L’autre enjeu important abordé par le G20 est celui des paradis fiscaux. Selon Christian Chavagneux :
« Les paradis fiscaux qui s’attendaient à sortir de l’écran radar du G20 en lâchant quelques concessions minimes en sont pour leurs frais : le sujet est désormais bien ancré sur l’agenda politique mondial. De ce point de vue, les premiers échos du sommet auprès de l’administration américaine sont plutôt encourageants : les États-Unis pensent avoir posé une première pierre à laquelle d’autre pourront s’adjoindre en cas de besoin. »
La Confédération syndicale internationale (CSI) s’est aussi félicité du nouvel esprit qui anime cette rencontre des dirigeants du G20. Appuyé par le premier ministre australien (travailliste), Kevin Rudd, le président sud-africain, Kgalema Motlanthe, et le président brésilien, Lula da Silva, l’appel de la CSI de faire de l’emploi un thème qui devait figurer en bonne position à l’ordre du jour de la réunion a donné des résultats.
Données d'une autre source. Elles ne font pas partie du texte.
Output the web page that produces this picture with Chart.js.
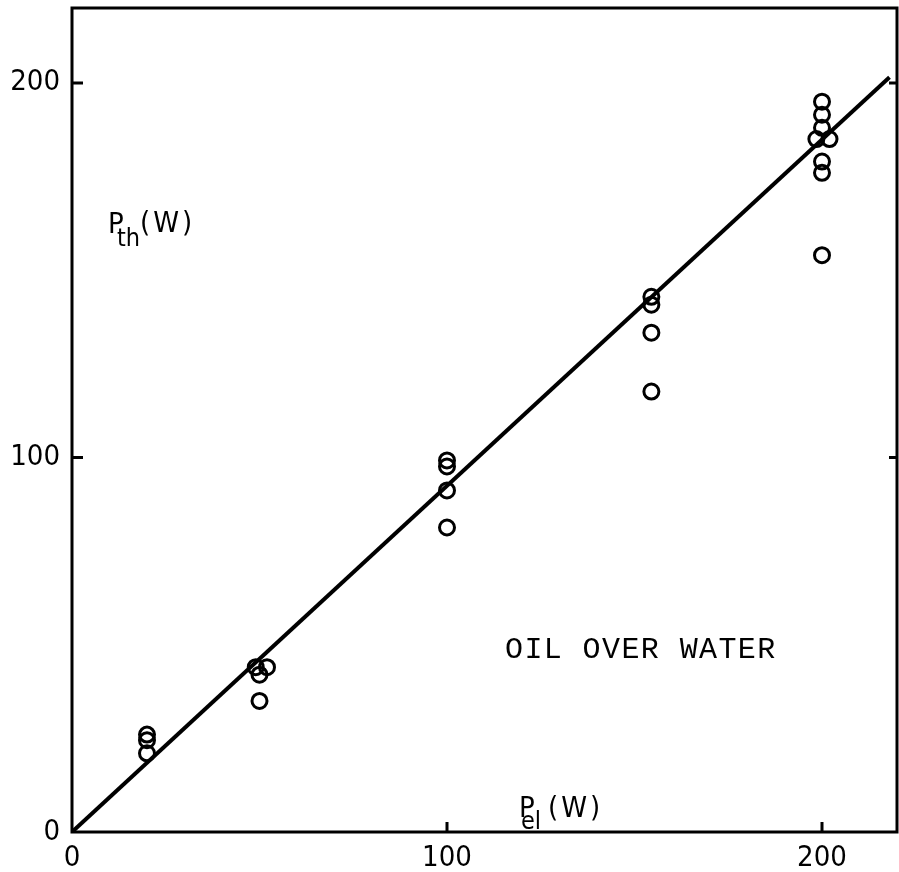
<!DOCTYPE html>
<html>
<head>
<meta charset="utf-8">
<title>Oil over water</title>
<script src="https://cdn.jsdelivr.net/npm/chart.js@4/dist/chart.umd.min.js"></script>
<style>
  html, body { margin: 0; padding: 0; background: #fff; }
  #wrap { width: 899px; height: 872px; }
</style>
</head>
<body>
<div id="wrap"><canvas id="chart"></canvas></div>
<script>
// Measured points, electric vs thermal power in W
const pElValues = [20, 20, 20, 49, 52, 50, 50, 100, 100, 100, 100, 154.5, 154.5, 154.5, 154.5, 200, 200, 200, 198.5, 202, 200, 200, 200];
const pThValues = [26, 24.5, 21, 44, 44, 42, 35, 99.2, 97.6, 91.2, 81.3, 142.9, 140.8, 133.3, 117.6, 195, 191.5, 188, 185, 185, 179, 176, 154];

// straight line through the origin
const fitX = [0, 218];
const fitY = [0, 201.5];

// axes
const axisTicks = [0, 100, 200];
const markTicks = [100, 200];
const axisMin = 0;
const axisMax = 220;

const numFont = "'Liberation Sans Narrow', 'DejaVu Sans Condensed', sans-serif";
const monoFont = "'Liberation Mono', 'DejaVu Sans Mono', monospace";

// no extra room for the end labels, the box is fixed by the layout padding
function noPadding(s) {
  s.paddingTop = 0;
  s.paddingBottom = 0;
  s.paddingLeft = 0;
  s.paddingRight = 0;
}

// box round the plot, inward tick marks and the text labels
const framePlugin = {
  id: 'frame',
  afterDraw(chart) {
    const { ctx, chartArea: a, scales } = chart;
    ctx.save();
    ctx.strokeStyle = '#000';
    ctx.lineWidth = 3;
    ctx.strokeRect(a.left, a.top, a.right - a.left, a.bottom - a.top);

    ctx.beginPath();
    markTicks.forEach(v => {
      const px = scales.x.getPixelForValue(v);
      ctx.moveTo(px, a.bottom);
      ctx.lineTo(px, a.bottom - 10);
      const py = scales.y.getPixelForValue(v);
      ctx.moveTo(a.left, py);
      ctx.lineTo(a.left + 11, py);
      ctx.moveTo(a.right, py);
      ctx.lineTo(a.right - 8, py);
    });
    ctx.stroke();

    ctx.fillStyle = '#000';
    ctx.textBaseline = 'alphabetic';
    ctx.textAlign = 'left';

    // P_th (W)
    ctx.font = '29px ' + numFont;
    ctx.fillText('P', 108, 233);
    ctx.font = '25px ' + numFont;
    ctx.fillText('th', 117, 246);
    ctx.font = '29px ' + numFont;
    ctx.letterSpacing = '3px';
    ctx.fillText('(W)', 140, 232);
    ctx.letterSpacing = '0px';

    // P_el (W)
    ctx.font = '29px ' + numFont;
    ctx.fillText('P', 519, 817);
    ctx.font = '25px ' + numFont;
    ctx.fillText('el', 521, 829);
    ctx.font = '29px ' + numFont;
    ctx.letterSpacing = '3px';
    ctx.fillText('(W)', 548, 817);

    ctx.font = '30px ' + monoFont;
    ctx.letterSpacing = '1.4px';
    ctx.fillText('OIL OVER WATER', 505, 658);
    ctx.restore();
  }
};

const ctx = document.getElementById('chart').getContext('2d');
new Chart(ctx, {
  type: 'scatter',
  data: {
    datasets: [
      {
        label: 'measured',
        data: pElValues.map((x, i) => ({ x, y: pThValues[i] })),
        pointStyle: 'circle',
        pointRadius: 7.5,
        pointBorderWidth: 3,
        pointBorderColor: '#000',
        pointBackgroundColor: 'rgba(0,0,0,0)'
      },
      {
        type: 'line',
        label: 'fit',
        data: fitX.map((x, i) => ({ x, y: fitY[i] })),
        borderColor: '#000',
        borderWidth: 4,
        pointRadius: 0,
        fill: false
      }
    ]
  },
  options: {
    responsive: true,
    maintainAspectRatio: false,
    animation: false,
    layout: { autoPadding: false, padding: { top: 8, right: 2, left: 0, bottom: 0 } },
    plugins: { legend: { display: false }, tooltip: { enabled: false } },
    scales: {
      x: {
        type: 'linear',
        min: axisMin,
        max: axisMax,
        afterBuildTicks: s => { s.ticks = axisTicks.map(value => ({ value })); },
        afterFit: s => { s.height = 40; noPadding(s); },
        grid: { display: false, drawTicks: false },
        border: { display: false },
        ticks: { color: '#000', padding: 9, font: { family: numFont, size: 29 } }
      },
      y: {
        type: 'linear',
        min: axisMin,
        max: axisMax,
        afterBuildTicks: s => { s.ticks = axisTicks.map(value => ({ value })); },
        afterFit: s => { s.width = 72; noPadding(s); },
        grid: { display: false, drawTicks: false },
        border: { display: false },
        ticks: { color: '#000', padding: 12, font: { family: numFont, size: 29 } }
      }
    }
  },
  plugins: [framePlugin]
});
</script>
</body>
</html>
« Il semble y avoir ici la dynamique nécessaire pour mettre en place une réglementation du secteur des banques et de la finance, un point pour lequel les syndicats se battent depuis plusieurs années et dont la nécessité évidente est apparue lors la crise mondiale », a déclaré Guy Ryder, secrétaire général de la CSI. « Pourtant, nous ne relâchons pas la pression afin de nous assurer que les chefs d’état reconnaissent l’urgence d’accorder toute la priorité à la lutte contre la crise extrêmement grave que traverse l’emploi. Ils doivent avant tout garantir les emplois et éviter le risque latent de déflation salariale généralisée. Nous sommes également convaincus que le G20 doit poser les bases d’une nouvelle gouvernance et que l’OIT doit y occuper une place de choix aux côtés d’institutions financières et commerciales internationales réformées ».